| THE EXERCISE |
Make an exact copy of all the material below, apart from the pictures.

start DATA SHOWN

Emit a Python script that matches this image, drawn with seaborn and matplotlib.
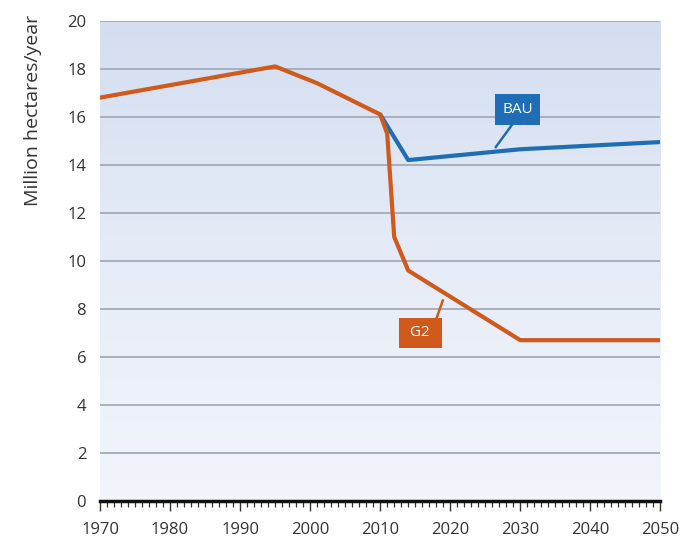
import numpy as np
import pandas as pd
import matplotlib
matplotlib.use("Agg")
import matplotlib.pyplot as plt
import seaborn as sns
from matplotlib.ticker import MultipleLocator
from matplotlib.colors import LinearSegmentedColormap

# ---- data ----
g2_years = [1970, 1995, 2001, 2010, 2011, 2012, 2014, 2030, 2050]
g2_values = [16.8, 18.1, 17.4, 16.1, 15.3, 11.0, 9.6, 6.7, 6.7]
bau_years = [2010, 2014, 2030, 2050]
bau_values = [16.1, 14.2, 14.65, 14.95]
y_ticks = [0, 2, 4, 6, 8, 10, 12, 14, 16, 18, 20]
x_ticks = [1970, 1980, 1990, 2000, 2010, 2020, 2030, 2040, 2050]
y_label = "Million hectares/year"

g2_color = "#cf5a1c"
bau_color = "#1f6db5"

sns.set_theme(style="white")
plt.rcParams['font.family'] = ['Open Sans', 'DejaVu Sans']

fig = plt.figure(figsize=(6.9, 5.47), dpi=100)
ax = fig.add_axes([0.145, 0.084, 0.812, 0.878])

# gradient background: darker at top, lighter at bottom
grad = np.linspace(0, 1, 256).reshape(-1, 1)
cmap = LinearSegmentedColormap.from_list("bg", ["#d4def0", "#e6ecf7", "#f2f5fb"])
ax.imshow(grad, extent=[0, 1, 0, 1], origin="upper", transform=ax.transAxes,
          cmap=cmap, aspect="auto", zorder=0, interpolation="bicubic")

for yt in y_ticks[1:]:
    ax.axhline(yt, color="#a3aab8", lw=1.3, zorder=1)

df_g2 = pd.DataFrame({"year": g2_years, "value": g2_values})
df_bau = pd.DataFrame({"year": bau_years, "value": bau_values})
sns.lineplot(data=df_bau, x="year", y="value", ax=ax, color=bau_color, lw=3.0,
             zorder=3)
sns.lineplot(data=df_g2, x="year", y="value", ax=ax, color=g2_color, lw=3.0,
             zorder=4)

# labels
ax.plot([2026.4, 2028.9], [14.7, 15.7], color=bau_color, lw=1.8, zorder=5,
        solid_capstyle="butt")
ax.text(2029.6, 16.3, "BAU", color="white", fontsize=11, ha="center", va="center",
        zorder=6, bbox=dict(boxstyle="square,pad=0.5", fc=bau_color, ec="none"))
ax.plot([2019.0, 2017.9], [8.4, 7.5], color=g2_color, lw=1.8, zorder=5,
        solid_capstyle="butt")
ax.text(2015.7, 7.0, " G2 ", color="white", fontsize=11, ha="center", va="center",
        zorder=6, bbox=dict(boxstyle="square,pad=0.5", fc=g2_color, ec="none"))

ax.set_xlim(1970, 2050)
ax.set_ylim(0, 20)
ax.set_xticks(x_ticks)
ax.set_yticks(y_ticks)
ax.xaxis.set_minor_locator(MultipleLocator(1))
ax.tick_params(axis="x", which="major", direction="out", length=7, width=1,
               color="#333333", labelsize=12, labelcolor="#333333", pad=8,
               bottom=True)
ax.tick_params(axis="x", which="minor", direction="out", length=4, width=0.9,
               color="#333333", bottom=True)
ax.tick_params(axis="y", length=0, labelsize=12, labelcolor="#333333", pad=10)
for s in ["top", "right", "left"]:
    ax.spines[s].set_visible(False)
ax.spines["bottom"].set_linewidth(2.5)
ax.spines["bottom"].set_color("#111111")
ax.set_xlabel("")
ax.set_ylabel(y_label, fontsize=14, color="#333333", loc="top")
ax.yaxis.set_label_coords(-0.104, 1.012)

fig.savefig("out.png", dpi=100)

end DATA SHOWN

| COMPLETE RESPONSE |
Emit a Python script that matches this image, drawn with seaborn and matplotlib.
import numpy as np
import pandas as pd
import matplotlib
matplotlib.use("Agg")
import matplotlib.pyplot as plt
import seaborn as sns
from matplotlib.ticker import MultipleLocator
from matplotlib.colors import LinearSegmentedColormap

# ---- data ----
g2_years = [1970, 1995, 2001, 2010, 2011, 2012, 2014, 2030, 2050]
g2_values = [16.8, 18.1, 17.4, 16.1, 15.3, 11.0, 9.6, 6.7, 6.7]
bau_years = [2010, 2014, 2030, 2050]
bau_values = [16.1, 14.2, 14.65, 14.95]
y_ticks = [0, 2, 4, 6, 8, 10, 12, 14, 16, 18, 20]
x_ticks = [1970, 1980, 1990, 2000, 2010, 2020, 2030, 2040, 2050]
y_label = "Million hectares/year"

g2_color = "#cf5a1c"
bau_color = "#1f6db5"

sns.set_theme(style="white")
plt.rcParams['font.family'] = ['Open Sans', 'DejaVu Sans']

fig = plt.figure(figsize=(6.9, 5.47), dpi=100)
ax = fig.add_axes([0.145, 0.084, 0.812, 0.878])

# gradient background: darker at top, lighter at bottom
grad = np.linspace(0, 1, 256).reshape(-1, 1)
cmap = LinearSegmentedColormap.from_list("bg", ["#d4def0", "#e6ecf7", "#f2f5fb"])
ax.imshow(grad, extent=[0, 1, 0, 1], origin="upper", transform=ax.transAxes,
          cmap=cmap, aspect="auto", zorder=0, interpolation="bicubic")

for yt in y_ticks[1:]:
    ax.axhline(yt, color="#a3aab8", lw=1.3, zorder=1)

df_g2 = pd.DataFrame({"year": g2_years, "value": g2_values})
df_bau = pd.DataFrame({"year": bau_years, "value": bau_values})
sns.lineplot(data=df_bau, x="year", y="value", ax=ax, color=bau_color, lw=3.0,
             zorder=3)
sns.lineplot(data=df_g2, x="year", y="value", ax=ax, color=g2_color, lw=3.0,
             zorder=4)

# labels
ax.plot([2026.4, 2028.9], [14.7, 15.7], color=bau_color, lw=1.8, zorder=5,
        solid_capstyle="butt")
ax.text(2029.6, 16.3, "BAU", color="white", fontsize=11, ha="center", va="center",
        zorder=6, bbox=dict(boxstyle="square,pad=0.5", fc=bau_color, ec="none"))
ax.plot([2019.0, 2017.9], [8.4, 7.5], color=g2_color, lw=1.8, zorder=5,
        solid_capstyle="butt")
ax.text(2015.7, 7.0, " G2 ", color="white", fontsize=11, ha="center", va="center",
        zorder=6, bbox=dict(boxstyle="square,pad=0.5", fc=g2_color, ec="none"))

ax.set_xlim(1970, 2050)
ax.set_ylim(0, 20)
ax.set_xticks(x_ticks)
ax.set_yticks(y_ticks)
ax.xaxis.set_minor_locator(MultipleLocator(1))
ax.tick_params(axis="x", which="major", direction="out", length=7, width=1,
               color="#333333", labelsize=12, labelcolor="#333333", pad=8,
               bottom=True)
ax.tick_params(axis="x", which="minor", direction="out", length=4, width=0.9,
               color="#333333", bottom=True)
ax.tick_params(axis="y", length=0, labelsize=12, labelcolor="#333333", pad=10)
for s in ["top", "right", "left"]:
    ax.spines[s].set_visible(False)
ax.spines["bottom"].set_linewidth(2.5)
ax.spines["bottom"].set_color("#111111")
ax.set_xlabel("")
ax.set_ylabel(y_label, fontsize=14, color="#333333", loc="top")
ax.yaxis.set_label_coords(-0.104, 1.012)

fig.savefig("out.png", dpi=100)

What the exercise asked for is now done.